═════ Stored data ═════
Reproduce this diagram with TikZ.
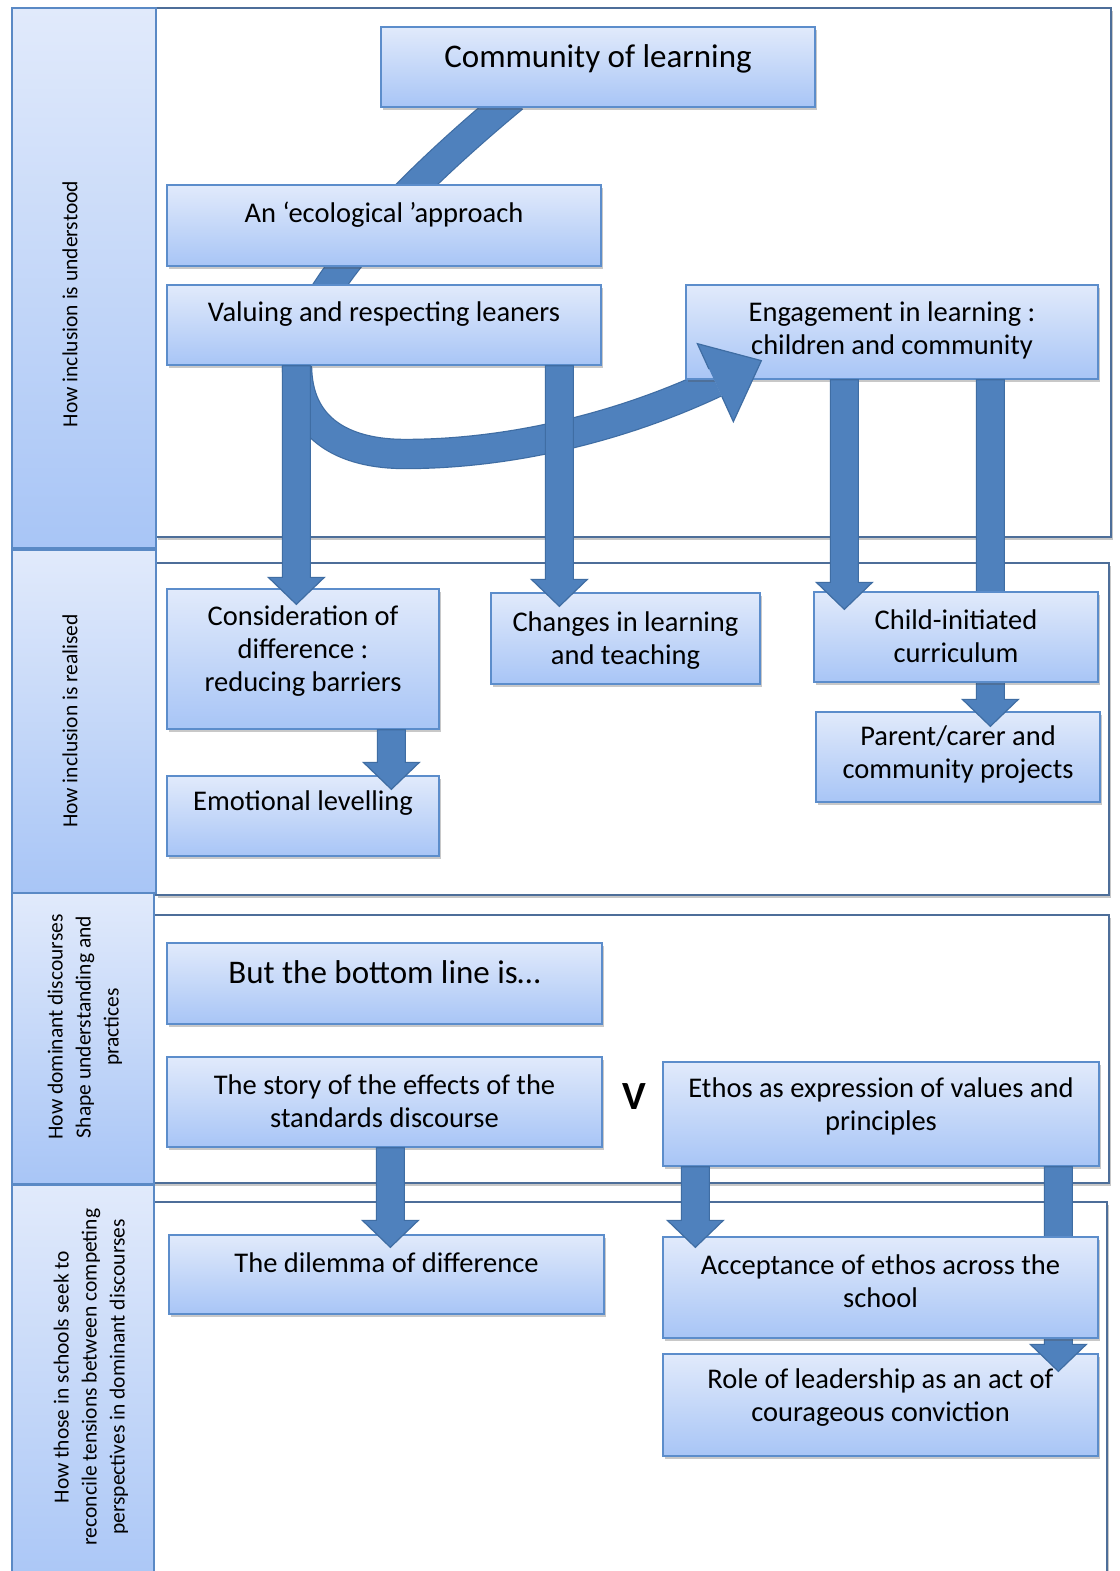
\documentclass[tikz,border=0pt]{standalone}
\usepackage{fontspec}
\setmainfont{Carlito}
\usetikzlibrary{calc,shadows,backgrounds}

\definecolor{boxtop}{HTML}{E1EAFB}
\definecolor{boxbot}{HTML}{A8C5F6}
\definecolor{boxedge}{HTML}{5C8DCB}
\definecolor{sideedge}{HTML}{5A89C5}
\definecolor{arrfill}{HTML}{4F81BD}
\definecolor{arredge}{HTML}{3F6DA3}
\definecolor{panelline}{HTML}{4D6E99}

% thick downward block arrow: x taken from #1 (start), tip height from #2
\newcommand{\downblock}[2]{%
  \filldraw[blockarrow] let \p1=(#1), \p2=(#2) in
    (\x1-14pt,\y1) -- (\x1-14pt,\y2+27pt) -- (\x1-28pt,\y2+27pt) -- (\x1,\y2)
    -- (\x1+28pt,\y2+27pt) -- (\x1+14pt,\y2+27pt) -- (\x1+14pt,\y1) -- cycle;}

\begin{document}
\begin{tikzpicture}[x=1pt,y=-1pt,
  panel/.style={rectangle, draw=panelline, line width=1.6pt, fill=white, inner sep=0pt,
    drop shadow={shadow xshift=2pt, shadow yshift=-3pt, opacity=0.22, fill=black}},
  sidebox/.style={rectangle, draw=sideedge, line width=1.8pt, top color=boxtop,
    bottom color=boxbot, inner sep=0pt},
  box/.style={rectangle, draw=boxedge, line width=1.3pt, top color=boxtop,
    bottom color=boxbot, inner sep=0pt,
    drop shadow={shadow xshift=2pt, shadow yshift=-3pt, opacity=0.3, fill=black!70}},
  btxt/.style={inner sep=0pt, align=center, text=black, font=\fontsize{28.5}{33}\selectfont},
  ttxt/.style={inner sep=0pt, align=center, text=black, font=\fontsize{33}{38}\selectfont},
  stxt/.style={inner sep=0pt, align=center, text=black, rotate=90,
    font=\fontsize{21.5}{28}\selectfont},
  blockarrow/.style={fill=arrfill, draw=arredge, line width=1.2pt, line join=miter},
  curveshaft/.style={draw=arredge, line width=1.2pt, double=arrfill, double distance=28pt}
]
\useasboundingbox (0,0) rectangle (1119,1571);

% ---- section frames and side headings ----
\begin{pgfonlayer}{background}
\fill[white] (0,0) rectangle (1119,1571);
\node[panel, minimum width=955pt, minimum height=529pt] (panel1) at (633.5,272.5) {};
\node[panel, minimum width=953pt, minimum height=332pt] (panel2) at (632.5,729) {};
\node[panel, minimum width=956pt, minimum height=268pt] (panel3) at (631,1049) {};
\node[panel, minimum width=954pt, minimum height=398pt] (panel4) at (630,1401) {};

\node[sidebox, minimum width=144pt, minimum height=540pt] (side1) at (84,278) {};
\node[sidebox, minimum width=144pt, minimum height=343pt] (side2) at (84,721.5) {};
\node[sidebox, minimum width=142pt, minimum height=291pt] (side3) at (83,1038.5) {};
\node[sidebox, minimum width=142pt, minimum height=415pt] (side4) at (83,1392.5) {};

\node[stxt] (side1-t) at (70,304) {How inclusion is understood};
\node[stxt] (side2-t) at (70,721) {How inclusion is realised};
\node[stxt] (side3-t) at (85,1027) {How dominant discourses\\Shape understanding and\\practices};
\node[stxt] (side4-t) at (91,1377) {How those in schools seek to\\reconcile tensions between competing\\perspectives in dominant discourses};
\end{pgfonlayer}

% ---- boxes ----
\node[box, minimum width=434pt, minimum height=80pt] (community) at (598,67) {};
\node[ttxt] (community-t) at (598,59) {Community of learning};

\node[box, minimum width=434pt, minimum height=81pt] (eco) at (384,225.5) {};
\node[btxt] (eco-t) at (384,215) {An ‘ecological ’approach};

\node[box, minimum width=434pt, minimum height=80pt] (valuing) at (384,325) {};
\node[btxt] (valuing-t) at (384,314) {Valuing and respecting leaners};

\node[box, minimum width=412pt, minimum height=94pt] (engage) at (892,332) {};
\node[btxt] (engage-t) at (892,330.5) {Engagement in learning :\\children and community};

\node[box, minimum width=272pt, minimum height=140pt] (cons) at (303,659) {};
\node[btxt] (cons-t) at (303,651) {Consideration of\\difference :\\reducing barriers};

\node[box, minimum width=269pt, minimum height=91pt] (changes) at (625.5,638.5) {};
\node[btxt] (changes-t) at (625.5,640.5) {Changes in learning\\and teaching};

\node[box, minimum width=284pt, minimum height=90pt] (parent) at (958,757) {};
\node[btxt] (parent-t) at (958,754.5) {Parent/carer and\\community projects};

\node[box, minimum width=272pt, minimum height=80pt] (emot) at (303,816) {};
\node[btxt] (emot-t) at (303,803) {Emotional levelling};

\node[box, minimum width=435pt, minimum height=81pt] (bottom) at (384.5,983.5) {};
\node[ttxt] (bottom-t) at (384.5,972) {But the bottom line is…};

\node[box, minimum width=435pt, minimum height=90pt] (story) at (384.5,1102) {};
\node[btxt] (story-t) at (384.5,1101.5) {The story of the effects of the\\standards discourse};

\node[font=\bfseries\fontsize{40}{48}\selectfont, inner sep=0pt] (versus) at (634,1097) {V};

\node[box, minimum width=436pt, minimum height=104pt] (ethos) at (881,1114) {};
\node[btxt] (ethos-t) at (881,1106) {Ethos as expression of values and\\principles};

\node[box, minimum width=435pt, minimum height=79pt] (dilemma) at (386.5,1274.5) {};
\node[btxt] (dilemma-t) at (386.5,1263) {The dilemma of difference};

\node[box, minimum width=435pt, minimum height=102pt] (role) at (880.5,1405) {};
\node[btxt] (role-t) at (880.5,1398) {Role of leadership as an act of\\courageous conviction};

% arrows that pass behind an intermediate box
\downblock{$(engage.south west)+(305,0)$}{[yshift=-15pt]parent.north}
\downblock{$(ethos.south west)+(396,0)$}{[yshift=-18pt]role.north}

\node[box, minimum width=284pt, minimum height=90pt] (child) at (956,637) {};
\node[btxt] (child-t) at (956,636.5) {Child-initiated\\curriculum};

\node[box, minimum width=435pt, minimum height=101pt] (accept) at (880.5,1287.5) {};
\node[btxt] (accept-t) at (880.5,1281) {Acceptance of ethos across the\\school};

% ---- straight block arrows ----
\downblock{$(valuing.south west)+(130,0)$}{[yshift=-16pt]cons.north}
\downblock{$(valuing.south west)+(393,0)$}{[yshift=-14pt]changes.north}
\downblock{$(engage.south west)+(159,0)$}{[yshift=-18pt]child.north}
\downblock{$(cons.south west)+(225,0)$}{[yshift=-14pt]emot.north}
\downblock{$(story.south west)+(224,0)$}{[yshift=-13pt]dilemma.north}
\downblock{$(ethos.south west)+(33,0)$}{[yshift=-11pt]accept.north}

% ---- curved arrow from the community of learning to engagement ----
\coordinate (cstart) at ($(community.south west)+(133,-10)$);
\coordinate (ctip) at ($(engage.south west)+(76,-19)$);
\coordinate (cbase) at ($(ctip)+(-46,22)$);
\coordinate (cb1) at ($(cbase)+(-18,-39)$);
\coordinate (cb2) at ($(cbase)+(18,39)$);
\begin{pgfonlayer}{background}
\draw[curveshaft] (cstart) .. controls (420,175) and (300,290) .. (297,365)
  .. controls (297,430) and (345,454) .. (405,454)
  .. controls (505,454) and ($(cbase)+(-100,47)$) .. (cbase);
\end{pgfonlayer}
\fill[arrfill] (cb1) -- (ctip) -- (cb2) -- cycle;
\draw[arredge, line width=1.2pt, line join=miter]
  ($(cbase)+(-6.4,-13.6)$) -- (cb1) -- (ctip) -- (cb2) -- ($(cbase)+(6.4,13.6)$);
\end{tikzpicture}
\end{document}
═════
Copy the whole of the material above exactly, but not its images.

Reproduce this diagram with TikZ.
\documentclass[tikz,border=0pt]{standalone}
\usepackage{fontspec}
\setmainfont{Carlito}
\usetikzlibrary{calc,shadows,backgrounds}

\definecolor{boxtop}{HTML}{E1EAFB}
\definecolor{boxbot}{HTML}{A8C5F6}
\definecolor{boxedge}{HTML}{5C8DCB}
\definecolor{sideedge}{HTML}{5A89C5}
\definecolor{arrfill}{HTML}{4F81BD}
\definecolor{arredge}{HTML}{3F6DA3}
\definecolor{panelline}{HTML}{4D6E99}

% thick downward block arrow: x taken from #1 (start), tip height from #2
\newcommand{\downblock}[2]{%
  \filldraw[blockarrow] let \p1=(#1), \p2=(#2) in
    (\x1-14pt,\y1) -- (\x1-14pt,\y2+27pt) -- (\x1-28pt,\y2+27pt) -- (\x1,\y2)
    -- (\x1+28pt,\y2+27pt) -- (\x1+14pt,\y2+27pt) -- (\x1+14pt,\y1) -- cycle;}

\begin{document}
\begin{tikzpicture}[x=1pt,y=-1pt,
  panel/.style={rectangle, draw=panelline, line width=1.6pt, fill=white, inner sep=0pt,
    drop shadow={shadow xshift=2pt, shadow yshift=-3pt, opacity=0.22, fill=black}},
  sidebox/.style={rectangle, draw=sideedge, line width=1.8pt, top color=boxtop,
    bottom color=boxbot, inner sep=0pt},
  box/.style={rectangle, draw=boxedge, line width=1.3pt, top color=boxtop,
    bottom color=boxbot, inner sep=0pt,
    drop shadow={shadow xshift=2pt, shadow yshift=-3pt, opacity=0.3, fill=black!70}},
  btxt/.style={inner sep=0pt, align=center, text=black, font=\fontsize{28.5}{33}\selectfont},
  ttxt/.style={inner sep=0pt, align=center, text=black, font=\fontsize{33}{38}\selectfont},
  stxt/.style={inner sep=0pt, align=center, text=black, rotate=90,
    font=\fontsize{21.5}{28}\selectfont},
  blockarrow/.style={fill=arrfill, draw=arredge, line width=1.2pt, line join=miter},
  curveshaft/.style={draw=arredge, line width=1.2pt, double=arrfill, double distance=28pt}
]
\useasboundingbox (0,0) rectangle (1119,1571);

% ---- section frames and side headings ----
\begin{pgfonlayer}{background}
\fill[white] (0,0) rectangle (1119,1571);
\node[panel, minimum width=955pt, minimum height=529pt] (panel1) at (633.5,272.5) {};
\node[panel, minimum width=953pt, minimum height=332pt] (panel2) at (632.5,729) {};
\node[panel, minimum width=956pt, minimum height=268pt] (panel3) at (631,1049) {};
\node[panel, minimum width=954pt, minimum height=398pt] (panel4) at (630,1401) {};

\node[sidebox, minimum width=144pt, minimum height=540pt] (side1) at (84,278) {};
\node[sidebox, minimum width=144pt, minimum height=343pt] (side2) at (84,721.5) {};
\node[sidebox, minimum width=142pt, minimum height=291pt] (side3) at (83,1038.5) {};
\node[sidebox, minimum width=142pt, minimum height=415pt] (side4) at (83,1392.5) {};

\node[stxt] (side1-t) at (70,304) {How inclusion is understood};
\node[stxt] (side2-t) at (70,721) {How inclusion is realised};
\node[stxt] (side3-t) at (85,1027) {How dominant discourses\\Shape understanding and\\practices};
\node[stxt] (side4-t) at (91,1377) {How those in schools seek to\\reconcile tensions between competing\\perspectives in dominant discourses};
\end{pgfonlayer}

% ---- boxes ----
\node[box, minimum width=434pt, minimum height=80pt] (community) at (598,67) {};
\node[ttxt] (community-t) at (598,59) {Community of learning};

\node[box, minimum width=434pt, minimum height=81pt] (eco) at (384,225.5) {};
\node[btxt] (eco-t) at (384,215) {An ‘ecological ’approach};

\node[box, minimum width=434pt, minimum height=80pt] (valuing) at (384,325) {};
\node[btxt] (valuing-t) at (384,314) {Valuing and respecting leaners};

\node[box, minimum width=412pt, minimum height=94pt] (engage) at (892,332) {};
\node[btxt] (engage-t) at (892,330.5) {Engagement in learning :\\children and community};

\node[box, minimum width=272pt, minimum height=140pt] (cons) at (303,659) {};
\node[btxt] (cons-t) at (303,651) {Consideration of\\difference :\\reducing barriers};

\node[box, minimum width=269pt, minimum height=91pt] (changes) at (625.5,638.5) {};
\node[btxt] (changes-t) at (625.5,640.5) {Changes in learning\\and teaching};

\node[box, minimum width=284pt, minimum height=90pt] (parent) at (958,757) {};
\node[btxt] (parent-t) at (958,754.5) {Parent/carer and\\community projects};

\node[box, minimum width=272pt, minimum height=80pt] (emot) at (303,816) {};
\node[btxt] (emot-t) at (303,803) {Emotional levelling};

\node[box, minimum width=435pt, minimum height=81pt] (bottom) at (384.5,983.5) {};
\node[ttxt] (bottom-t) at (384.5,972) {But the bottom line is…};

\node[box, minimum width=435pt, minimum height=90pt] (story) at (384.5,1102) {};
\node[btxt] (story-t) at (384.5,1101.5) {The story of the effects of the\\standards discourse};

\node[font=\bfseries\fontsize{40}{48}\selectfont, inner sep=0pt] (versus) at (634,1097) {V};

\node[box, minimum width=436pt, minimum height=104pt] (ethos) at (881,1114) {};
\node[btxt] (ethos-t) at (881,1106) {Ethos as expression of values and\\principles};

\node[box, minimum width=435pt, minimum height=79pt] (dilemma) at (386.5,1274.5) {};
\node[btxt] (dilemma-t) at (386.5,1263) {The dilemma of difference};

\node[box, minimum width=435pt, minimum height=102pt] (role) at (880.5,1405) {};
\node[btxt] (role-t) at (880.5,1398) {Role of leadership as an act of\\courageous conviction};

% arrows that pass behind an intermediate box
\downblock{$(engage.south west)+(305,0)$}{[yshift=-15pt]parent.north}
\downblock{$(ethos.south west)+(396,0)$}{[yshift=-18pt]role.north}

\node[box, minimum width=284pt, minimum height=90pt] (child) at (956,637) {};
\node[btxt] (child-t) at (956,636.5) {Child-initiated\\curriculum};

\node[box, minimum width=435pt, minimum height=101pt] (accept) at (880.5,1287.5) {};
\node[btxt] (accept-t) at (880.5,1281) {Acceptance of ethos across the\\school};

% ---- straight block arrows ----
\downblock{$(valuing.south west)+(130,0)$}{[yshift=-16pt]cons.north}
\downblock{$(valuing.south west)+(393,0)$}{[yshift=-14pt]changes.north}
\downblock{$(engage.south west)+(159,0)$}{[yshift=-18pt]child.north}
\downblock{$(cons.south west)+(225,0)$}{[yshift=-14pt]emot.north}
\downblock{$(story.south west)+(224,0)$}{[yshift=-13pt]dilemma.north}
\downblock{$(ethos.south west)+(33,0)$}{[yshift=-11pt]accept.north}

% ---- curved arrow from the community of learning to engagement ----
\coordinate (cstart) at ($(community.south west)+(133,-10)$);
\coordinate (ctip) at ($(engage.south west)+(76,-19)$);
\coordinate (cbase) at ($(ctip)+(-46,22)$);
\coordinate (cb1) at ($(cbase)+(-18,-39)$);
\coordinate (cb2) at ($(cbase)+(18,39)$);
\begin{pgfonlayer}{background}
\draw[curveshaft] (cstart) .. controls (420,175) and (300,290) .. (297,365)
  .. controls (297,430) and (345,454) .. (405,454)
  .. controls (505,454) and ($(cbase)+(-100,47)$) .. (cbase);
\end{pgfonlayer}
\fill[arrfill] (cb1) -- (ctip) -- (cb2) -- cycle;
\draw[arredge, line width=1.2pt, line join=miter]
  ($(cbase)+(-6.4,-13.6)$) -- (cb1) -- (ctip) -- (cb2) -- ($(cbase)+(6.4,13.6)$);
\end{tikzpicture}
\end{document}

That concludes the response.